▸ Task objective
Omit all images, then return the remaining material exactly as it stands.
##### Supplied information #####
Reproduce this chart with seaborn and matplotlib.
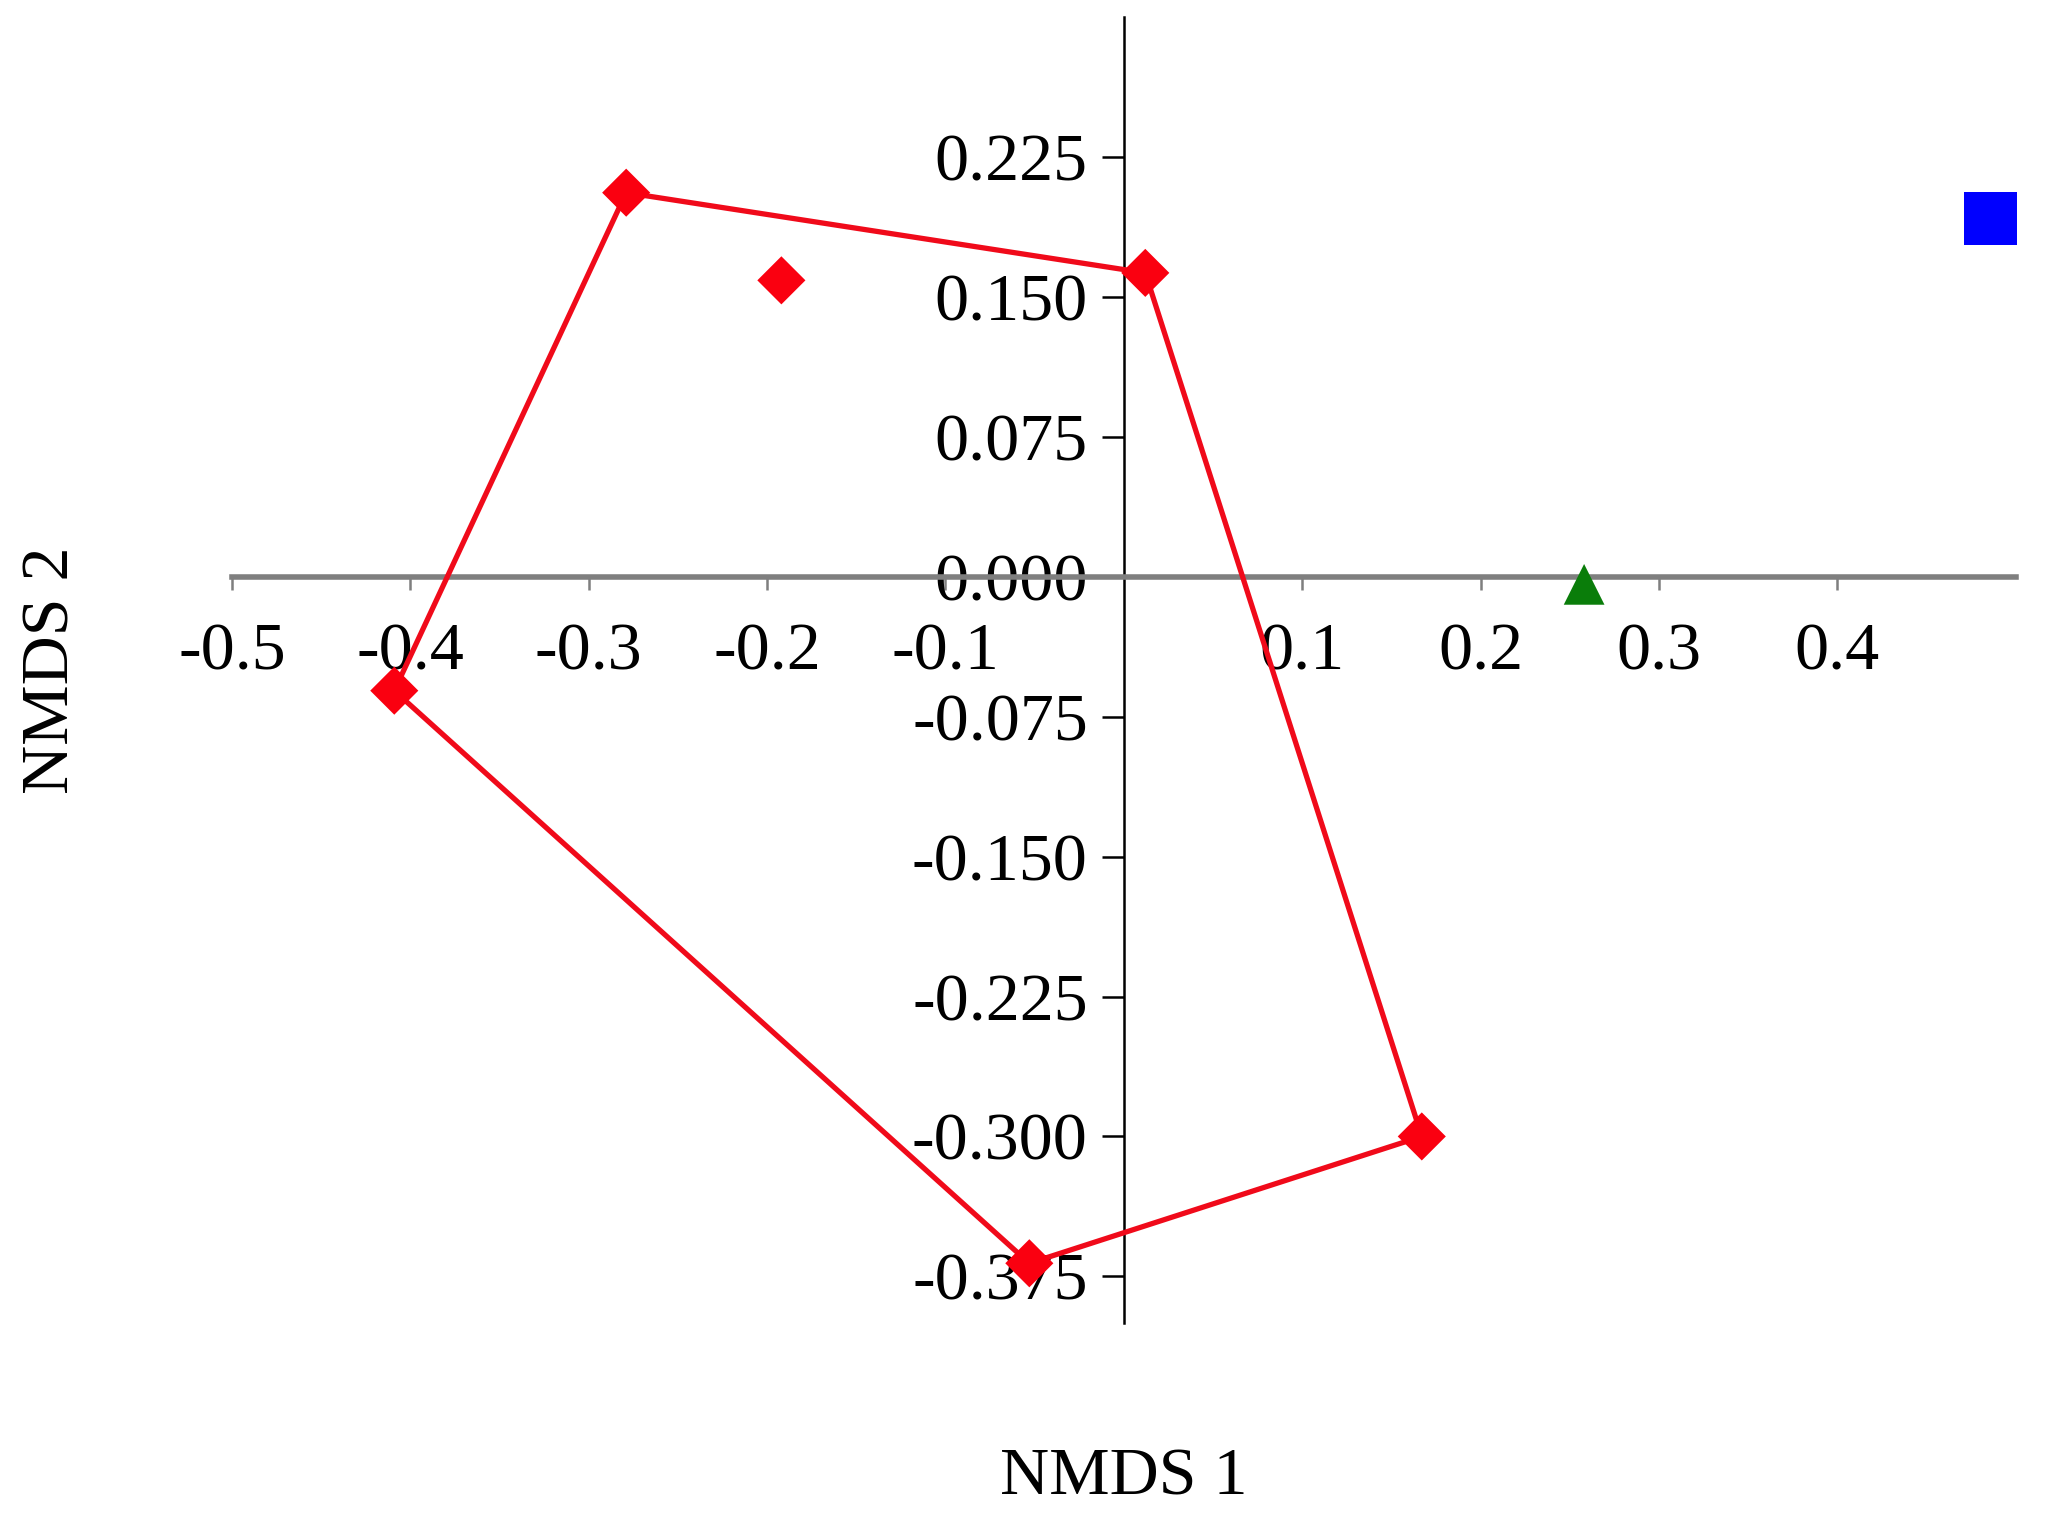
import matplotlib
matplotlib.use("Agg")
import matplotlib.pyplot as plt
import seaborn as sns
import pandas as pd

# ---- data ----
group_names = ["Group 1", "Group 2", "Group 3"]
red_x = [-0.279, -0.192, 0.012, -0.409, -0.053, 0.167]
red_y = [0.206, 0.159, 0.163, -0.061, -0.368, -0.300]
hull_order = [0, 2, 5, 4, 3, 0]
green_x = [0.258]
green_y = [-0.004]
blue_x = [0.486]
blue_y = [0.192]

x_ticks = [-0.5, -0.4, -0.3, -0.2, -0.1, 0.1, 0.2, 0.3, 0.4]
x_tick_labels = ["-0.5", "-0.4", "-0.3", "-0.2", "-0.1", "0.1", "0.2", "0.3", "0.4"]
y_ticks = [0.225, 0.150, 0.075, 0.000, -0.075, -0.150, -0.225, -0.300, -0.375]
y_tick_labels = ["0.225", "0.150", "0.075", "0.000", "-0.075", "-0.150", "-0.225", "-0.300", "-0.375"]

sns.set_style("white")
plt.rcParams["font.family"] = ["Liberation Serif", "DejaVu Serif"]
plt.rcParams["axes.unicode_minus"] = False

df = pd.DataFrame({
    "NMDS1": red_x + green_x + blue_x,
    "NMDS2": red_y + green_y + blue_y,
    "group": [group_names[0]] * len(red_x) + [group_names[1]] * len(green_x) + [group_names[2]] * len(blue_x),
})
hull = pd.DataFrame({
    "NMDS1": [red_x[i] for i in hull_order],
    "NMDS2": [red_y[i] for i in hull_order],
})

fig = plt.figure(figsize=(20.49, 15.36), dpi=100)
ax = fig.add_axes([0.1132, 0.1387, 0.8706, 0.85])

palette = {group_names[0]: "#fa0010", group_names[1]: "#0a7d0a", group_names[2]: "#0000ff"}
markers = {group_names[0]: "D", group_names[1]: "^", group_names[2]: "s"}
sizes = {group_names[0]: 600, group_names[1]: 860, group_names[2]: 1440}

sns.lineplot(data=hull, x="NMDS1", y="NMDS2", sort=False, estimator=None,
             color="#f00a1a", linewidth=3.8, ax=ax, zorder=3)
sns.scatterplot(data=df, x="NMDS1", y="NMDS2", hue="group", style="group", size="group",
                palette=palette, markers=markers, sizes=sizes, linewidth=0,
                legend=False, ax=ax, zorder=4, clip_on=False)

ax.set_xlim(-0.5, 0.5)
ax.set_ylim(-0.4, 0.3)

ax.spines["top"].set_visible(False)
ax.spines["right"].set_visible(False)
ax.spines["left"].set_position(("data", 0))
ax.spines["bottom"].set_position(("data", 0))
ax.spines["left"].set_color("black")
ax.spines["left"].set_linewidth(1.8)
ax.spines["bottom"].set_color("#7f7f7f")
ax.spines["bottom"].set_linewidth(4.0)
ax.spines["bottom"].set_zorder(2)
ax.spines["left"].set_zorder(2)

ax.set_xticks(x_ticks)
ax.set_xticklabels(x_tick_labels)
ax.set_yticks(y_ticks)
ax.set_yticklabels(y_tick_labels)

ax.tick_params(axis="x", bottom=True, direction="out", length=9, width=1.8, color="#7f7f7f",
               labelcolor="black", labelsize=49, pad=24)
ax.tick_params(axis="y", left=True, direction="out", length=16, width=1.8, color="black",
               labelcolor="black", labelsize=49, pad=10)

ax.set_xlabel("NMDS 1", fontsize=49, va="center", color="black")
ax.set_ylabel("NMDS 2", fontsize=49, va="center", color="black")
ax.xaxis.set_label_coords(0.5, -0.119)
ax.yaxis.set_label_coords(-0.101, 0.5)

fig.savefig("out.png", dpi=100)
#####
▸ Full response
Reproduce this chart with seaborn and matplotlib.
import matplotlib
matplotlib.use("Agg")
import matplotlib.pyplot as plt
import seaborn as sns
import pandas as pd

# ---- data ----
group_names = ["Group 1", "Group 2", "Group 3"]
red_x = [-0.279, -0.192, 0.012, -0.409, -0.053, 0.167]
red_y = [0.206, 0.159, 0.163, -0.061, -0.368, -0.300]
hull_order = [0, 2, 5, 4, 3, 0]
green_x = [0.258]
green_y = [-0.004]
blue_x = [0.486]
blue_y = [0.192]

x_ticks = [-0.5, -0.4, -0.3, -0.2, -0.1, 0.1, 0.2, 0.3, 0.4]
x_tick_labels = ["-0.5", "-0.4", "-0.3", "-0.2", "-0.1", "0.1", "0.2", "0.3", "0.4"]
y_ticks = [0.225, 0.150, 0.075, 0.000, -0.075, -0.150, -0.225, -0.300, -0.375]
y_tick_labels = ["0.225", "0.150", "0.075", "0.000", "-0.075", "-0.150", "-0.225", "-0.300", "-0.375"]

sns.set_style("white")
plt.rcParams["font.family"] = ["Liberation Serif", "DejaVu Serif"]
plt.rcParams["axes.unicode_minus"] = False

df = pd.DataFrame({
    "NMDS1": red_x + green_x + blue_x,
    "NMDS2": red_y + green_y + blue_y,
    "group": [group_names[0]] * len(red_x) + [group_names[1]] * len(green_x) + [group_names[2]] * len(blue_x),
})
hull = pd.DataFrame({
    "NMDS1": [red_x[i] for i in hull_order],
    "NMDS2": [red_y[i] for i in hull_order],
})

fig = plt.figure(figsize=(20.49, 15.36), dpi=100)
ax = fig.add_axes([0.1132, 0.1387, 0.8706, 0.85])

palette = {group_names[0]: "#fa0010", group_names[1]: "#0a7d0a", group_names[2]: "#0000ff"}
markers = {group_names[0]: "D", group_names[1]: "^", group_names[2]: "s"}
sizes = {group_names[0]: 600, group_names[1]: 860, group_names[2]: 1440}

sns.lineplot(data=hull, x="NMDS1", y="NMDS2", sort=False, estimator=None,
             color="#f00a1a", linewidth=3.8, ax=ax, zorder=3)
sns.scatterplot(data=df, x="NMDS1", y="NMDS2", hue="group", style="group", size="group",
                palette=palette, markers=markers, sizes=sizes, linewidth=0,
                legend=False, ax=ax, zorder=4, clip_on=False)

ax.set_xlim(-0.5, 0.5)
ax.set_ylim(-0.4, 0.3)

ax.spines["top"].set_visible(False)
ax.spines["right"].set_visible(False)
ax.spines["left"].set_position(("data", 0))
ax.spines["bottom"].set_position(("data", 0))
ax.spines["left"].set_color("black")
ax.spines["left"].set_linewidth(1.8)
ax.spines["bottom"].set_color("#7f7f7f")
ax.spines["bottom"].set_linewidth(4.0)
ax.spines["bottom"].set_zorder(2)
ax.spines["left"].set_zorder(2)

ax.set_xticks(x_ticks)
ax.set_xticklabels(x_tick_labels)
ax.set_yticks(y_ticks)
ax.set_yticklabels(y_tick_labels)

ax.tick_params(axis="x", bottom=True, direction="out", length=9, width=1.8, color="#7f7f7f",
               labelcolor="black", labelsize=49, pad=24)
ax.tick_params(axis="y", left=True, direction="out", length=16, width=1.8, color="black",
               labelcolor="black", labelsize=49, pad=10)

ax.set_xlabel("NMDS 1", fontsize=49, va="center", color="black")
ax.set_ylabel("NMDS 2", fontsize=49, va="center", color="black")
ax.xaxis.set_label_coords(0.5, -0.119)
ax.yaxis.set_label_coords(-0.101, 0.5)

fig.savefig("out.png", dpi=100)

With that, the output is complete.